Mostly, they learned by being forced to go sarging--approaching thousands of women in a row, until they stopped pissing themselves with fear and grew a backbone. And Praxis was right: during that weekend, he changed my life... or, well, really,
I
did. He'd taken me and the other AFCs--a hardware engineer who called himself Axiomatic, a lonely high school teacher we dubbed Homework, a recently-divorced cop called Slammer, and some Japanese poet or something--and baptized us by fire. We went out sarging all weekend--chatting up hot women in bars and bookstores and coffeeshops, coming onto them and hassling them, teasing and rubbing shoulders and even scoring some phone numbers.

That weekend was the first time I ever wore leather.
Tight
leather.
Peacocky
leather. Praxis taught us routines, taught us cocky-funny, taught us rules of thumb and dozens of techniques, and by the end of it, every one of us had learned the secret: there wasn't one. Getting a woman's phone number--or anything else, for that matter--didn't require magic, or an eleven-inch cock, or perfect white teeth. All it took was asking for it in the right way, once she was ready to give it... once you'd helped her become ready.

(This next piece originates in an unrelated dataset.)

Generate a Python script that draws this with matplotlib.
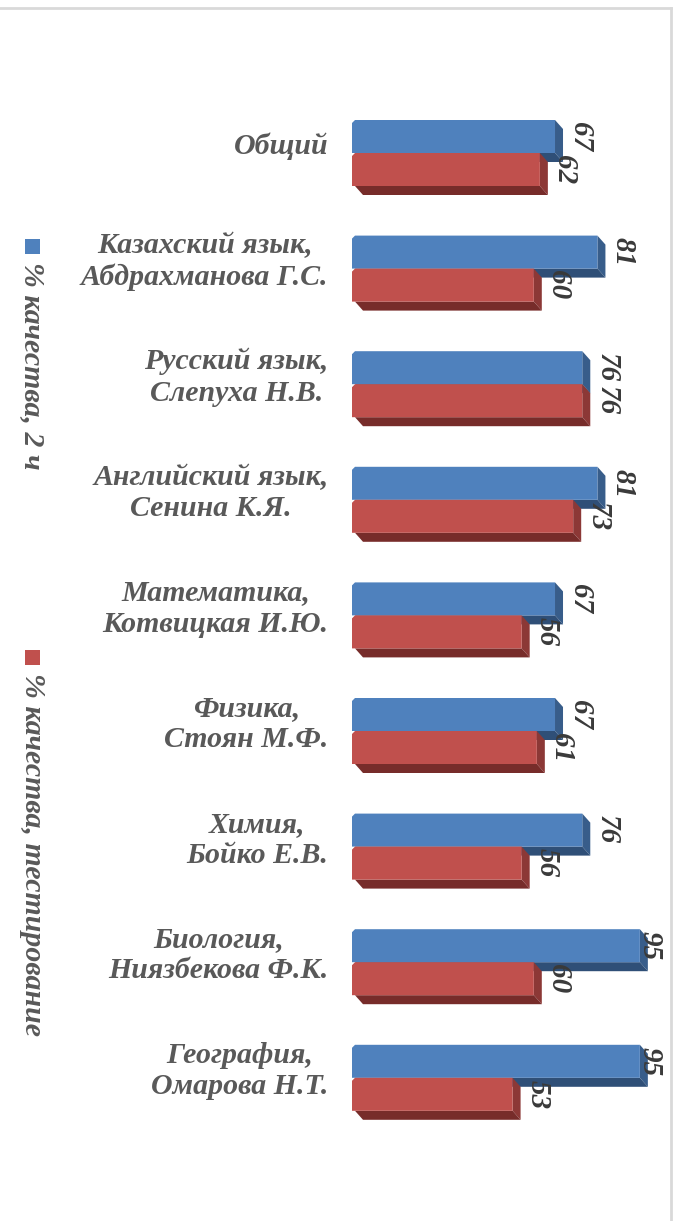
import matplotlib.pyplot as plt
from matplotlib.patches import Polygon, Rectangle
from matplotlib.lines import Line2D

# data
categories = ['Общий', 'Казахский язык,\nАбдрахманова Г.С.', 'Русский язык,\nСлепуха Н.В.',
              'Английский язык,\nСенина К.Я.', 'Математика,\nКотвицкая И.Ю.', 'Физика,\nСтоян М.Ф.',
              'Химия,\nБойко Е.В.', 'Биология,\nНиязбекова Ф.К.', 'География,\nОмарова Н.Т.']
quality_2ch = [67, 81, 76, 81, 67, 67, 76, 95, 95]
quality_test = [62, 60, 76, 73, 56, 61, 56, 60, 53]
series_names = ['% качества, 2 ч', '% качества, тестирование']

W, H = 681, 1221
fig = plt.figure(figsize=(W / 100, H / 100), dpi=100)

# axes in pixel layout
px_per_unit = 3.03
x0_px = 352
xmax = 100
cat_gap = 115.6
top_px = 153 - cat_gap / 2
bot_px = top_px + cat_gap * len(categories)
ax = fig.add_axes([x0_px / W, 1 - bot_px / H, xmax * px_per_unit / W, (bot_px - top_px) / H])
ax.set_xlim(0, xmax)
ax.set_ylim(len(categories) - 0.5, -0.5)
ax.axis('off')

bar_h = 33 / cat_gap
dx = 8 / px_per_unit
dy = 9 / cat_gap
bevel_x = 3 / px_per_unit
bevel_y = 3 / cat_gap

front = ['#4f81bd', '#c0504d']
side = ['#385d8a', '#8c3836']
bottom = ['#2f4f77', '#772c2a']

font = dict(fontweight='bold', fontstyle='italic', family='Liberation Serif')


def bar3d(y_top, val, k):
    yb = y_top + bar_h
    # side face
    ax.add_patch(Polygon([(val, y_top), (val + dx, y_top + dy), (val + dx, yb + dy), (val, yb)],
                         closed=True, facecolor=side[k], edgecolor='none', zorder=2 + k))
    # bottom face
    ax.add_patch(Polygon([(bevel_x, yb), (val, yb), (val + dx, yb + dy), (bevel_x + dx, yb + dy)],
                         closed=True, facecolor=bottom[k], edgecolor='none', zorder=2 + k))
    # front face with bevelled top-left corner
    ax.add_patch(Polygon([(0, y_top + bevel_y), (bevel_x, y_top), (val, y_top), (val, yb),
                          (0, yb)], closed=True, facecolor=front[k], edgecolor='none', zorder=2.5 + k))


for i in range(len(categories)):
    for k, vals in enumerate([quality_2ch, quality_test]):
        y_top = i - bar_h + k * bar_h
        v = vals[i]
        bar3d(y_top, v, k)
        # labels are pushed back inside the plot area near the right edge
        lx = min(v + dx + 1.2, 94.0)
        ax.text(lx, y_top + bar_h / 2, str(v), rotation=-90, ha='left', va='center',
                fontsize=21, color='#3a3a3a', zorder=6, **font)
    ax.text(-7.8, i - 0.06, categories[i], ha='right', va='center', multialignment='center',
            fontsize=21.5, color='#595959', linespacing=1.2, **font)

# legend
leg_y = [239, 650]
for k, name in enumerate(series_names):
    fig.patches.append(Rectangle((25 / W, 1 - (leg_y[k] + 15) / H), 15 / W, 15 / H,
                                 transform=fig.transFigure, facecolor=front[k], edgecolor='none'))
    fig.text(32 / W, 1 - (leg_y[k] + 23) / H, name, rotation=-90, ha='center', va='top',
             fontsize=21.5, color='#595959', **font)

# chart frame
fig.add_artist(Line2D([0, 671 / W], [1 - 8 / H, 1 - 8 / H], transform=fig.transFigure,
                      color='#d9d9d9', lw=2))
fig.add_artist(Line2D([671 / W, 671 / W], [1 - 8 / H, 0], transform=fig.transFigure,
                      color='#d9d9d9', lw=2))

fig.savefig('out.png', dpi=100)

Pretty soon, we were having the time of our lives with the kind of babes who'd terrified us just months before. I was no longer Andrew Dalton: I had become Organic, and now I was swimming in women. Tall women, short women, dark and pale, funny and serious, wild and schoolmarmish alike. I tasted every flavour there was. I'd learned techniques for getting them to come home with me in less than thirty minutes of first contact. For engineering a threesome. For getting them to give me a sponge bath dressed in nurse uniforms, while speaking in fake Polish. (Look, everyone has his kinks, and whoever claims otherwise is lying.) For the first time in my life, I was getting laid like a truckload of linoleum. And it was the part of me that was really, really enjoying all that sex that spoke first when Katana had laid out his plan.